The big-budget media investigation, "Sex Slaves in the Catholic Church", was broadcast in March and has been sold widely internationally since.

Its broadcast came weeks after Pope Francis admitted that some rogue priests had used nuns as "sexual slaves" and that the Vatican had to dissolve a French order because its founder was preying on its sisters.

The Vatican's women's magazine, Women Church World, also reported that some nuns had been forced into having abortions.

Arte told AFP Tuesday that it was forced to pull the documentary from its replay site earlier this month after a press tribunal in Hamburg slapped a temporary injunction on the film following a complaint from a priest.

The tribunal told AFP the priest complained that, while he was not shown in the documentary, he was "recognisable" from an interview given by a nun.

In the interview, the nun "gave the impression that the priest had forced a nun into sex against her will".

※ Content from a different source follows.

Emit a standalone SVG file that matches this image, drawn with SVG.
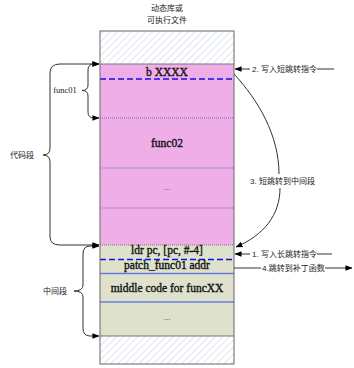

The priest was not identified in publication of the complaint.

The channel said it was challenging the decision.

The film has been the most-watched documentary of the year so far on the French arm of the channel, seen by 1.5 million people live and a further 1.7 million on replay.

The film was made over three years by French director Marie-Pierre Raimbault and investigative journalist Eric Quintin, who collected the testimony of nuns whose allegations had been ignored or hidden by the hierarchy across four continents.